> **Exercise**
Print nothing but the lines from the start of the listing below through the line that contains "Arial, Helvetica, sans-serif';". Do not include the pictures.

> **Data block**
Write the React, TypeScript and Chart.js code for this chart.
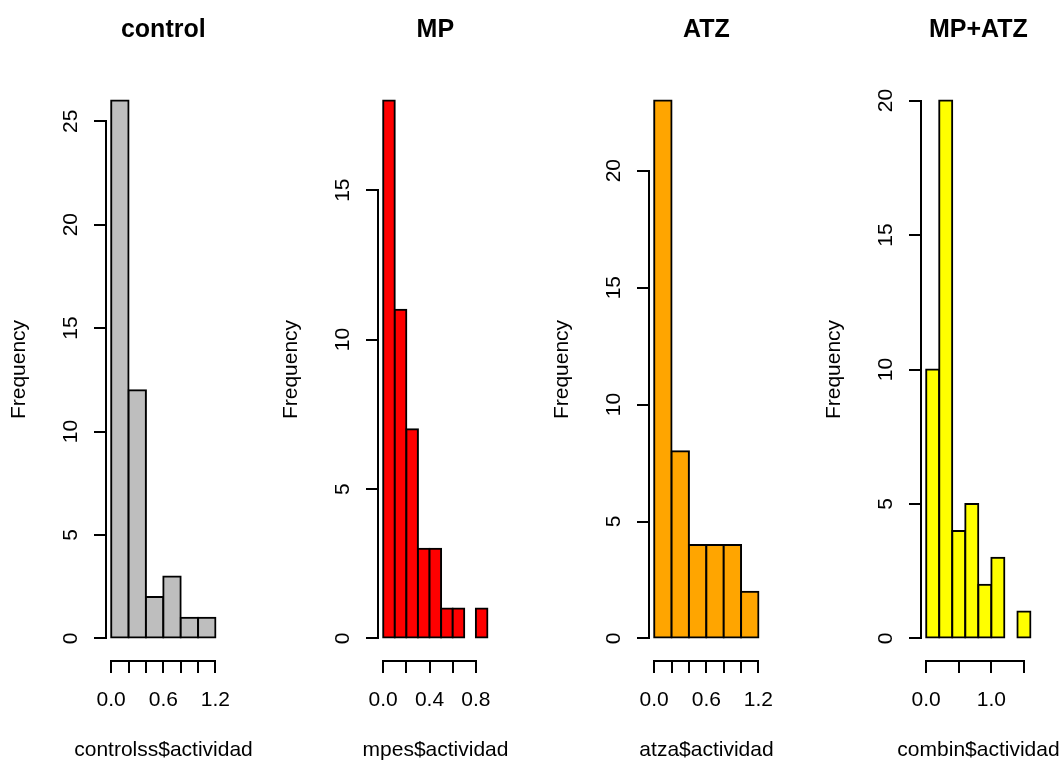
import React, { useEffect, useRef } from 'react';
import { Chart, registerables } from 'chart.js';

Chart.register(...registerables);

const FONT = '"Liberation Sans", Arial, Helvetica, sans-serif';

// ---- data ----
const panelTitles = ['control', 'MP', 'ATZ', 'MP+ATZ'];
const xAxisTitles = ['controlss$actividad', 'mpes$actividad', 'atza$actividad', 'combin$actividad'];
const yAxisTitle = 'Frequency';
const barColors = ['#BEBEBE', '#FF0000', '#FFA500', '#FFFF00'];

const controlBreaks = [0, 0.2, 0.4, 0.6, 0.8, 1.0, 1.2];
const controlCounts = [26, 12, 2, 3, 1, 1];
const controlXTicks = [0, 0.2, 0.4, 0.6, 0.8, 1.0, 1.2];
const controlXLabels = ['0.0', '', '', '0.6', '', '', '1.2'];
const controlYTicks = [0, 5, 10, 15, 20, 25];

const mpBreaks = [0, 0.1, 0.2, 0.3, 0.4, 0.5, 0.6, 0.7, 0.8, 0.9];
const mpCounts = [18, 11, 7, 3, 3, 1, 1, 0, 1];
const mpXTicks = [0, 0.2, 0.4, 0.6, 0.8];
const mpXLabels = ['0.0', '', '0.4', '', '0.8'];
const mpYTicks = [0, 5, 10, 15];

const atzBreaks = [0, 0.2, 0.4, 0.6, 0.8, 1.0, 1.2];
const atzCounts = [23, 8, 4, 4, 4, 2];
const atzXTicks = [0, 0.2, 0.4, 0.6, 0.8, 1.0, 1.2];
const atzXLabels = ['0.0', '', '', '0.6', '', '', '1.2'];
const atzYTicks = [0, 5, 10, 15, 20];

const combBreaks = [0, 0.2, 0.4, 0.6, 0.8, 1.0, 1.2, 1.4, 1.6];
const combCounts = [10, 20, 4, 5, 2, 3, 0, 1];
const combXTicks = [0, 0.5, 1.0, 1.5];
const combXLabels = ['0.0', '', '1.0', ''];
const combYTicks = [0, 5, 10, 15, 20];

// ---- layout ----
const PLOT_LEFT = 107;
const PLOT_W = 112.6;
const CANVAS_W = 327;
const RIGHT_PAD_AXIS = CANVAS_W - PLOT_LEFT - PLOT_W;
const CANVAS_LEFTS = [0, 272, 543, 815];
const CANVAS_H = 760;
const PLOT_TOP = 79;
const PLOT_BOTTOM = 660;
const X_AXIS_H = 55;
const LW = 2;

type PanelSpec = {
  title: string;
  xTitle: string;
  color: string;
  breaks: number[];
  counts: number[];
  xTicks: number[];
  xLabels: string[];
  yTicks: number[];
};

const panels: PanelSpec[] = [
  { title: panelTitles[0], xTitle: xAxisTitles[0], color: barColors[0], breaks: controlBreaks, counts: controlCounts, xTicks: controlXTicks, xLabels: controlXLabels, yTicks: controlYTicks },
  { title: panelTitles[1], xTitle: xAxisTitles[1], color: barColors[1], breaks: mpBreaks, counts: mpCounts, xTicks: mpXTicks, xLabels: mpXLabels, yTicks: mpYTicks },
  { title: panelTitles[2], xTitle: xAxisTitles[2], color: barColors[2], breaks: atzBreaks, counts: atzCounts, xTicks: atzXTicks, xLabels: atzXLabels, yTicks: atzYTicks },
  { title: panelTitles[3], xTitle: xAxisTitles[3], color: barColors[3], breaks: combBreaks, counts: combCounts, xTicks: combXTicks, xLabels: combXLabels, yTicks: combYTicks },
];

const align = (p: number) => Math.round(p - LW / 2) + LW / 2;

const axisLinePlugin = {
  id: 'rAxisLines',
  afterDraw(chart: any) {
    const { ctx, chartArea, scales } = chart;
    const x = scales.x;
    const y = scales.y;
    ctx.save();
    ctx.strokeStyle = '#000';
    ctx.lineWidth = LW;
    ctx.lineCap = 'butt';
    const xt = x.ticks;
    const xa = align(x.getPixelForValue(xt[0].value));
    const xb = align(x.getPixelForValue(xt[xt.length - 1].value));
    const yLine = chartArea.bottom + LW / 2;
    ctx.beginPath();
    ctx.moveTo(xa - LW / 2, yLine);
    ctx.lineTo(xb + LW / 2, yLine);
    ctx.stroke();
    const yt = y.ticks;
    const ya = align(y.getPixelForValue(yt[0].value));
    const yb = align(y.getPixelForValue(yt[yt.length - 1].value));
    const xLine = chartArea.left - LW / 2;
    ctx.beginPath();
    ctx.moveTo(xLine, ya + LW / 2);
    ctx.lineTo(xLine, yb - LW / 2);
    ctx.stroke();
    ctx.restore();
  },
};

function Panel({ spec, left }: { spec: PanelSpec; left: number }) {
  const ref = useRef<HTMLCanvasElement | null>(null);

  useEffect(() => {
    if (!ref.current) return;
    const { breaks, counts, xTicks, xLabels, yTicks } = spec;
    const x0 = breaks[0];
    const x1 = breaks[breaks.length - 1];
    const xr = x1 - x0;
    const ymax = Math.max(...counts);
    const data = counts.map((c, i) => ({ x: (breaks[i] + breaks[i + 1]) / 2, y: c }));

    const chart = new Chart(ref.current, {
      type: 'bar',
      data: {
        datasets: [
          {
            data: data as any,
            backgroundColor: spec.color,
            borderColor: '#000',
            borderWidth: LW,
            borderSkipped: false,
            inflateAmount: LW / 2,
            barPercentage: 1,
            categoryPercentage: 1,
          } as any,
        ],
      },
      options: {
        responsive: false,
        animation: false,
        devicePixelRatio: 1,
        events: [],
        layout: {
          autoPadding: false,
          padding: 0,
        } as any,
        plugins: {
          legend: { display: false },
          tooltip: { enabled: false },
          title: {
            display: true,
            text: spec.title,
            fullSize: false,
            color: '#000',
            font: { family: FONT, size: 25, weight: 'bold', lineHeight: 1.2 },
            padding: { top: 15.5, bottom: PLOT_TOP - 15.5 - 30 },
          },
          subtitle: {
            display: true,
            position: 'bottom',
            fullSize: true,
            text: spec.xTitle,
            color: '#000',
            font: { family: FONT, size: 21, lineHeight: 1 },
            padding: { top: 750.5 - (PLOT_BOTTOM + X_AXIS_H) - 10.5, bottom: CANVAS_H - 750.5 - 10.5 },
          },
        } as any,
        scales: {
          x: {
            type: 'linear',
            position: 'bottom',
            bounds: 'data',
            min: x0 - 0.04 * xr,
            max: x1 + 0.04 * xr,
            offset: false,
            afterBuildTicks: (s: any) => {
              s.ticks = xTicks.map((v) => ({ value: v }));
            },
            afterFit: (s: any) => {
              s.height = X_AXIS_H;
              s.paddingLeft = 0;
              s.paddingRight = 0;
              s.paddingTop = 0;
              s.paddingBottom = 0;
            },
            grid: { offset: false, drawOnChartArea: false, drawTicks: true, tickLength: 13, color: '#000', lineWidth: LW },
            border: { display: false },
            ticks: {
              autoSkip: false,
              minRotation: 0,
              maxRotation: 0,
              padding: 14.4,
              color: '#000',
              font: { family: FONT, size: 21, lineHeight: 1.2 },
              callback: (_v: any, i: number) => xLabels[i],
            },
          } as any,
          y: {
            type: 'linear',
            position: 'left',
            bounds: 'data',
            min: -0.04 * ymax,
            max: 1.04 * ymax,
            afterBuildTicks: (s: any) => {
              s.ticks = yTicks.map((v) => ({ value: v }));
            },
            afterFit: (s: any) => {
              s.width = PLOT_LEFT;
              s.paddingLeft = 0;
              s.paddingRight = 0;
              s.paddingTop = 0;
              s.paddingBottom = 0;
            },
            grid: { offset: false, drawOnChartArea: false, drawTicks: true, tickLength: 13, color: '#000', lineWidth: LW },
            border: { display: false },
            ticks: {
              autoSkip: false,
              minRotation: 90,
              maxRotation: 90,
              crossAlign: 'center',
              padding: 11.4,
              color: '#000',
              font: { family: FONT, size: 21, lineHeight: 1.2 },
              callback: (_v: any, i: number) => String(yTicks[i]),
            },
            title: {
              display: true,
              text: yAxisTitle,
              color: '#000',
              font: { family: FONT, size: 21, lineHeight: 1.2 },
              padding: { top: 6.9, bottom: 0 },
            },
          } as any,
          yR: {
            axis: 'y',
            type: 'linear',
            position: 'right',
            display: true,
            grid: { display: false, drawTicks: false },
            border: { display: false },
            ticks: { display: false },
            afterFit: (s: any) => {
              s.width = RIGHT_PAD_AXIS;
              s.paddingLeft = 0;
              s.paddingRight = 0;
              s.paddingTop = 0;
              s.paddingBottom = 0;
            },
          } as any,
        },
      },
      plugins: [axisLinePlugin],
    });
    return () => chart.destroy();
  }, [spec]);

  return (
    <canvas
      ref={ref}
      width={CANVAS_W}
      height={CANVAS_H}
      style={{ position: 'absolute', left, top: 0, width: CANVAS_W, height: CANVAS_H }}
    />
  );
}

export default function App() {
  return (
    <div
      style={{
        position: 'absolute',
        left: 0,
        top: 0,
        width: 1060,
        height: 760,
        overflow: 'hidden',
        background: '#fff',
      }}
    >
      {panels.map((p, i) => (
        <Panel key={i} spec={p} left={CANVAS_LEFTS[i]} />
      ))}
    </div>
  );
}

> **Solution for this problem**
Write the React, TypeScript and Chart.js code for this chart.
import React, { useEffect, useRef } from 'react';
import { Chart, registerables } from 'chart.js';

Chart.register(...registerables);

const FONT = '"Liberation Sans", Arial, Helvetica, sans-serif';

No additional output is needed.